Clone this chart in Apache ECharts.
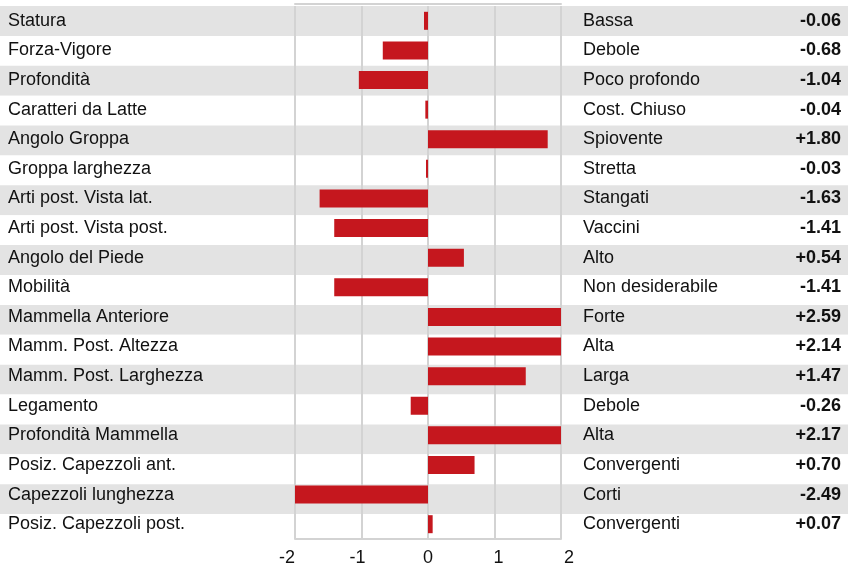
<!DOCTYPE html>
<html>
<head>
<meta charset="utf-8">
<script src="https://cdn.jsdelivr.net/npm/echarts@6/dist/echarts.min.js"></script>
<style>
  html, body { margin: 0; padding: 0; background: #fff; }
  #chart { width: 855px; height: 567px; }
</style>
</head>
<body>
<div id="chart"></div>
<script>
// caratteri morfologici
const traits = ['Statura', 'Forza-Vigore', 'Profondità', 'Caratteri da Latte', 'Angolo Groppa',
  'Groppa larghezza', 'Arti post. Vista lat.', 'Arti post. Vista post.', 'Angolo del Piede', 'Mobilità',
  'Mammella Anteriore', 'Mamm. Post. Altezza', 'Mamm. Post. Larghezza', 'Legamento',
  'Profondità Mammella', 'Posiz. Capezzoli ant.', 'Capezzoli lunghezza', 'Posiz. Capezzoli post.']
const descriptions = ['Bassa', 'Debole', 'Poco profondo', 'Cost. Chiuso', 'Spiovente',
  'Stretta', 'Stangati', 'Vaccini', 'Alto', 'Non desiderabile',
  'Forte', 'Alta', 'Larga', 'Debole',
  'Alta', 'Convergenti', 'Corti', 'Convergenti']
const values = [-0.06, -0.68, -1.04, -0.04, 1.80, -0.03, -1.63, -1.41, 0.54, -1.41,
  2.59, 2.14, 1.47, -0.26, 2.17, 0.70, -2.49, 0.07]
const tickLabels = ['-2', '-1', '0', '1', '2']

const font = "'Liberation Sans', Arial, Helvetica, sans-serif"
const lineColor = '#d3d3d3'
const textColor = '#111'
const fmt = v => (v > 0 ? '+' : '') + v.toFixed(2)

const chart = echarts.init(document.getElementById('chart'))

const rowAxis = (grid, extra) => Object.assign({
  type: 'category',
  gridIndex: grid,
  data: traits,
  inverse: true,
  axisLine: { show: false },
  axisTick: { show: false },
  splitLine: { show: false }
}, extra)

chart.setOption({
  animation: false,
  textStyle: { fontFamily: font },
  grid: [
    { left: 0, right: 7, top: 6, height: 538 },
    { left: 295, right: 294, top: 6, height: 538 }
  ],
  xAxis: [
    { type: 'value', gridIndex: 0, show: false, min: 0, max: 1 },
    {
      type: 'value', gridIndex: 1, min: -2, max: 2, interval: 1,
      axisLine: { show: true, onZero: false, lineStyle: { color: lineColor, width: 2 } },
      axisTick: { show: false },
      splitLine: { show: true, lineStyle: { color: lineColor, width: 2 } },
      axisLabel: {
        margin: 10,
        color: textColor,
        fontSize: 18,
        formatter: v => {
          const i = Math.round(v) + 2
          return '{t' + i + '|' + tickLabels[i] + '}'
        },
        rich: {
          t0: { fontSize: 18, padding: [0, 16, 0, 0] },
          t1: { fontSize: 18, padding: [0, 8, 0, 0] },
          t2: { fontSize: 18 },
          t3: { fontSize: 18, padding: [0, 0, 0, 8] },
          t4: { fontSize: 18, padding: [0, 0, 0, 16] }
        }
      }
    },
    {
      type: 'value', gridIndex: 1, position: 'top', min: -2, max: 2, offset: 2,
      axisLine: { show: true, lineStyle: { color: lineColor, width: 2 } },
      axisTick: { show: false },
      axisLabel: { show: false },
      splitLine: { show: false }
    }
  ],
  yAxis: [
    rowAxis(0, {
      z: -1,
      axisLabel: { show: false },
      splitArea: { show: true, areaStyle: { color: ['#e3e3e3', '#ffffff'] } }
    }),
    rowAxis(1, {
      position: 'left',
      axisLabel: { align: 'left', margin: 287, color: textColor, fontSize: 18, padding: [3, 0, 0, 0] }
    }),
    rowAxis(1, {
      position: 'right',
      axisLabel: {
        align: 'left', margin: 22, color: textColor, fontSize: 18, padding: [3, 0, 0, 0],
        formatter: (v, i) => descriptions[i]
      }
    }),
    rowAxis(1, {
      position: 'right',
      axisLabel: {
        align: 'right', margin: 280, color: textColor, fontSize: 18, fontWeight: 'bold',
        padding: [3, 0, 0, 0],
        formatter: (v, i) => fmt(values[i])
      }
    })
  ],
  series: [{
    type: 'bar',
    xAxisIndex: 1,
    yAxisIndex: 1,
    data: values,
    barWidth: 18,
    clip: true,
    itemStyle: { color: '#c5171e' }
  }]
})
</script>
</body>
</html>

● ● ● ● ●

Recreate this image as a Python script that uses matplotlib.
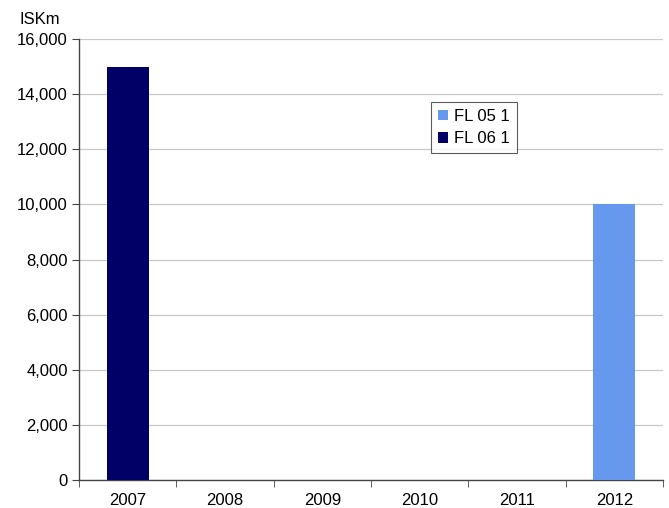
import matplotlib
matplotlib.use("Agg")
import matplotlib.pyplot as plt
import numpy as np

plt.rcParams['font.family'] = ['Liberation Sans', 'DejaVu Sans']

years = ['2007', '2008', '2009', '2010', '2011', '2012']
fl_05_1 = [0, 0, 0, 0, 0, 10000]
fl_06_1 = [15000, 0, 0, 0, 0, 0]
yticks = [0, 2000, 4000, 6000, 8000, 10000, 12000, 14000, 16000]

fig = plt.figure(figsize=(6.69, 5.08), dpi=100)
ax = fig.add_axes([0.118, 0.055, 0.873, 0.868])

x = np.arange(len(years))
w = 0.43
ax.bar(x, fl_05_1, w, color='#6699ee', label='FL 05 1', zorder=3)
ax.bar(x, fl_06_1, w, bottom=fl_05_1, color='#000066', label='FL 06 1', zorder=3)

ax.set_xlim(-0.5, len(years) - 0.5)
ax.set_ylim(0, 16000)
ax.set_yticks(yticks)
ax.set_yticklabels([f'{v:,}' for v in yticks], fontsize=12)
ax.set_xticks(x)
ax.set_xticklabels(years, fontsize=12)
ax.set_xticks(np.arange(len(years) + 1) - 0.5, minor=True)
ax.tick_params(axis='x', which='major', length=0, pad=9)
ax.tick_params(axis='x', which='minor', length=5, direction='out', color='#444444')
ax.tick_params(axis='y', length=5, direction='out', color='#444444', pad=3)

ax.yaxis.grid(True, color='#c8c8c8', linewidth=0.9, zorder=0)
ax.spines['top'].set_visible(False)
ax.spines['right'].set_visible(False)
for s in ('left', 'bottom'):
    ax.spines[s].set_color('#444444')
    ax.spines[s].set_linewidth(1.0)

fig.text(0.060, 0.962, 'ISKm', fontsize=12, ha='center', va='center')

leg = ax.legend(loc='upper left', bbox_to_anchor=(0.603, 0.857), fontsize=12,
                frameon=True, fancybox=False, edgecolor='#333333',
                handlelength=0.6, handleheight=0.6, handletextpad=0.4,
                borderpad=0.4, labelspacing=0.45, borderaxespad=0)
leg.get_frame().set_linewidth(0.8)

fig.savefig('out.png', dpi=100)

● ● ● ● ●

__OBJECTIVE__. Reproduce, word for word, only the lines in the records above from the line with "Recreate this image" through the line with "direction='out', color='#444444', pad=3)", including both ends; omit the pictures.

__RESPONSE TO THIS EXERCISE__.
Recreate this image as a Python script that uses matplotlib.
import matplotlib
matplotlib.use("Agg")
import matplotlib.pyplot as plt
import numpy as np

plt.rcParams['font.family'] = ['Liberation Sans', 'DejaVu Sans']

years = ['2007', '2008', '2009', '2010', '2011', '2012']
fl_05_1 = [0, 0, 0, 0, 0, 10000]
fl_06_1 = [15000, 0, 0, 0, 0, 0]
yticks = [0, 2000, 4000, 6000, 8000, 10000, 12000, 14000, 16000]

fig = plt.figure(figsize=(6.69, 5.08), dpi=100)
ax = fig.add_axes([0.118, 0.055, 0.873, 0.868])

x = np.arange(len(years))
w = 0.43
ax.bar(x, fl_05_1, w, color='#6699ee', label='FL 05 1', zorder=3)
ax.bar(x, fl_06_1, w, bottom=fl_05_1, color='#000066', label='FL 06 1', zorder=3)

ax.set_xlim(-0.5, len(years) - 0.5)
ax.set_ylim(0, 16000)
ax.set_yticks(yticks)
ax.set_yticklabels([f'{v:,}' for v in yticks], fontsize=12)
ax.set_xticks(x)
ax.set_xticklabels(years, fontsize=12)
ax.set_xticks(np.arange(len(years) + 1) - 0.5, minor=True)
ax.tick_params(axis='x', which='major', length=0, pad=9)
ax.tick_params(axis='x', which='minor', length=5, direction='out', color='#444444')
ax.tick_params(axis='y', length=5, direction='out', color='#444444', pad=3)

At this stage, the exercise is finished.